The first trick is the FromContext trait. It will allow us to create "Extractors" that extract the necessary data from the context object. For example

pub struct Param(pub String);

impl FromContext for Param {
    fn from_context(context: &Context) -> Self {
        Param(context.param.clone())
    }
}

This trait will allow us to hold a Context but call a function that expects Param. More on this later

The Handler trait

trait Handler<T> {
    fn call(self, context: Context);
}

The second trick is the Handler trait. We will implement the trait for the closure type Fn(T). Yeah we can implement traits for closure types. This implementation will allow us to have a "middleware" between the function call and its arguments. Here we will call the FromContext::from_context method, converting the context to the expected function argument i.e Param or Id.

impl<F, T> Handler<T> for F
where
    F: Fn(T),
    T: FromContext,
{
    fn call(self, context: Context) {
        (self)(T::from_context(&context));
    }
}

To Support multiple function parameters we'll go ahead and implement Handler for closure types with 2, 3, 4 and so on parameters. An interesting point here is that this implementation is agnostic to the order of the parameters - it will support both fn foo(p: Param, id: Id) and fn foo(id: Id, p: Param)!
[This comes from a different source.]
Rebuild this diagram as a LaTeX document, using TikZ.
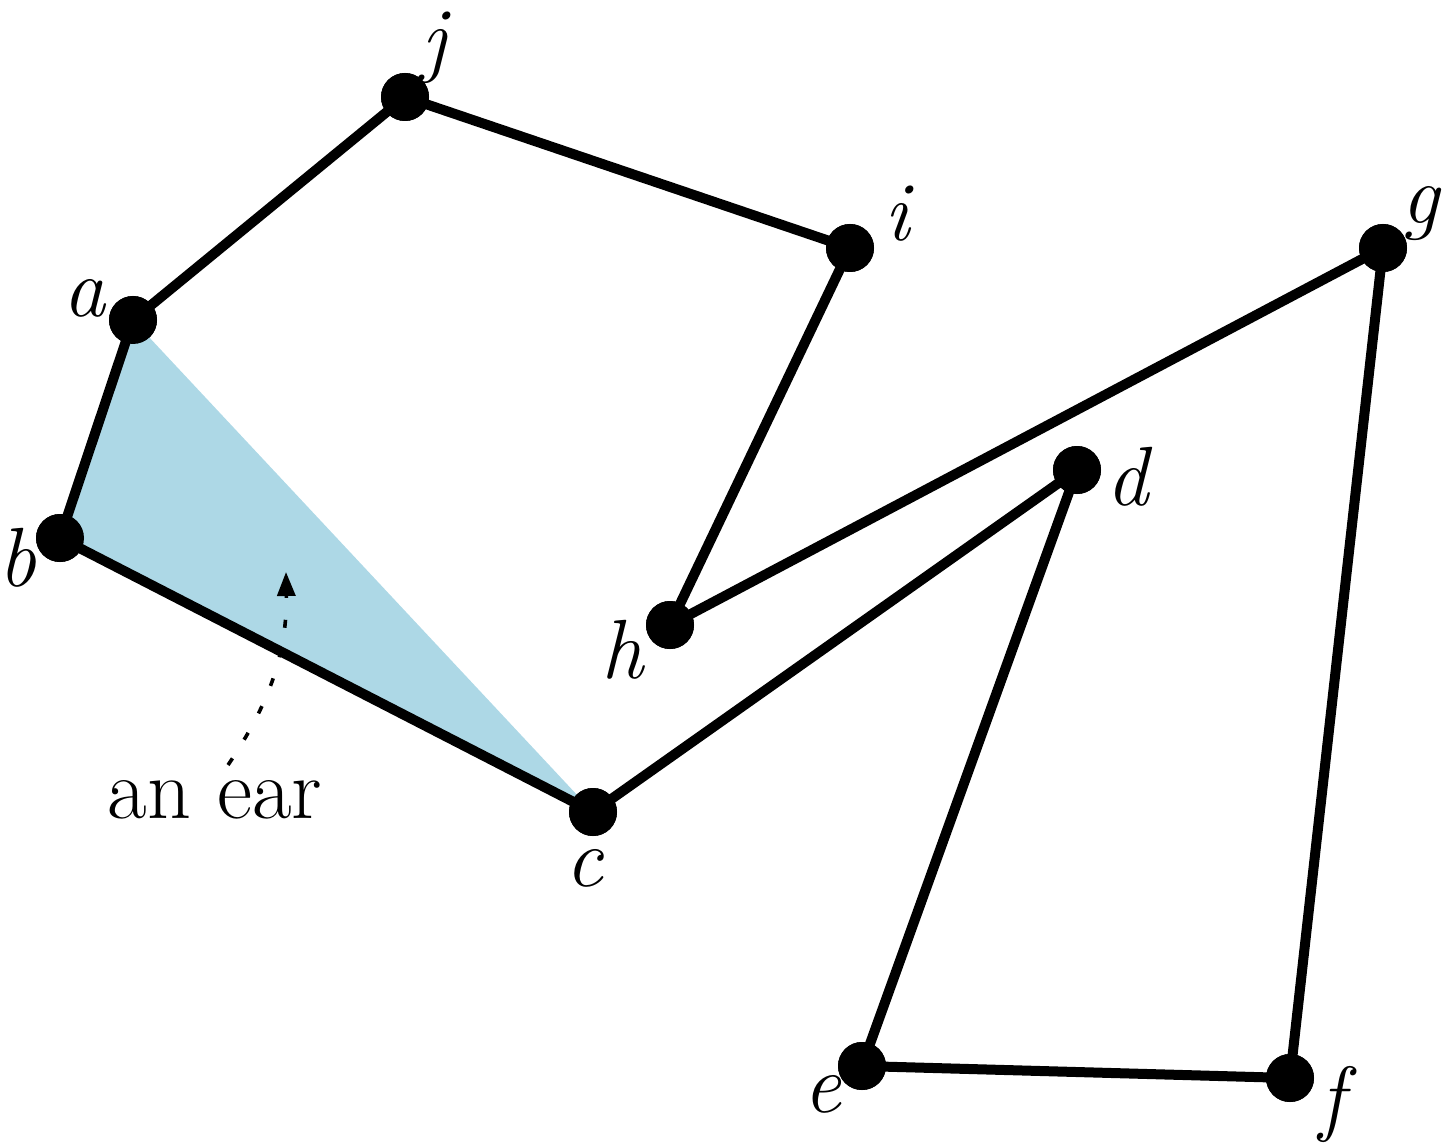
\documentclass[tikz,border=0pt]{standalone}
\usepackage{amsmath,amssymb}
\usepackage{xcolor}
\usepackage{tikz}
\usetikzlibrary{calc,arrows.meta,positioning}
\definecolor{earBlue}{RGB}{173,216,230}
\definecolor{polyBlack}{RGB}{0,0,0}

\begin{document}
\begin{tikzpicture}[x=0.5pt,y=-0.5pt,
    vertex/.style={circle, fill=polyBlack, inner sep=0pt, minimum size=24pt},
    edge/.style={polyBlack, line width=5pt},
    vlabel/.style={font=\fontsize{42}{44}\selectfont\itshape, inner sep=0pt},
    earlabel/.style={font=\fontsize{43}{45}\selectfont, inner sep=0pt}]
    \useasboundingbox (0,0) rectangle (1455,1144);

    % vertices of the polygon
    \node[vertex] (a) at (133,320) {};
    \node[vertex] (b) at (60,538) {};
    \node[vertex] (c) at (593,812) {};
    \node[vertex] (d) at (1077,470) {};
    \node[vertex] (e) at (862,1066) {};
    \node[vertex] (f) at (1290,1078) {};
    \node[vertex] (g) at (1383,248) {};
    \node[vertex] (h) at (670,625) {};
    \node[vertex] (i) at (850,248) {};
    \node[vertex] (j) at (405,97) {};

    % the ear a-b-c
    \fill[earBlue] (a.center) -- (b.center) -- (c.center) -- cycle;

    % boundary
    \draw[edge, line join=round] (a.center) -- (j.center) -- (i.center) -- (h.center)
        -- (g.center) -- (f.center) -- (e.center) -- (d.center) -- (c.center)
        -- (b.center) -- cycle;
    \foreach \v in {a,b,c,d,e,f,g,h,i,j}
        \fill[polyBlack] (\v) circle (12pt);

    % labels
    \node[vlabel] at (434,48) {j};
    \node[vlabel] at (897,214) {i};
    \node[vlabel] at (1420,214) {g};
    \node[vlabel] at (84,298) {a};
    \node[vlabel] at (17,558) {b};
    \node[vlabel] at (622,650) {h};
    \node[vlabel] at (1127,477) {d};
    \node[vlabel] at (584,868) {c};
    \node[vlabel] at (822,1094) {e};
    \node[vlabel] at (1332,1104) {f};

    % pointer to the ear
    \node[earlabel] (ear) at (215,800) {an ear};
    \coordinate (start) at (228,765);
    \coordinate (tip) at (286,572);
    \draw[line width=1.8pt, dash pattern=on 4pt off 11pt, -{Triangle[length=12pt,width=9pt]}]
        (start) .. controls (272,700) and (287,650) .. (tip);
\end{tikzpicture}
\end{document}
impl<T1, T2, F> Handler<(T1, T2)> for F
where
    F: Fn(T1, T2),
    T1: FromContext,
    T2: FromContext,
{
    fn call(self, context: Context) {
        (self)(T1::from_context(&context), T2::from_context(&context));
    }
}

Putting it all together

The implementation of the trigger function is now straight forward

pub fn trigger<T, H>(context: Context, handler: H)
where
    H: Handler<T>,
{
    handler.call(context);
}

Lets examine what happens for this call

  let context = Context::new("magic".into(), 33);

  trigger(context.clone(), print_id);

• print_id is of type Fn(Id) which has an implementation for Handler<Id>.
• The Handler::call method is called from which we Id::from_context(context) which returns an instance of Id struct.
• print_id is called with the parameter it expects.

Magic demystified.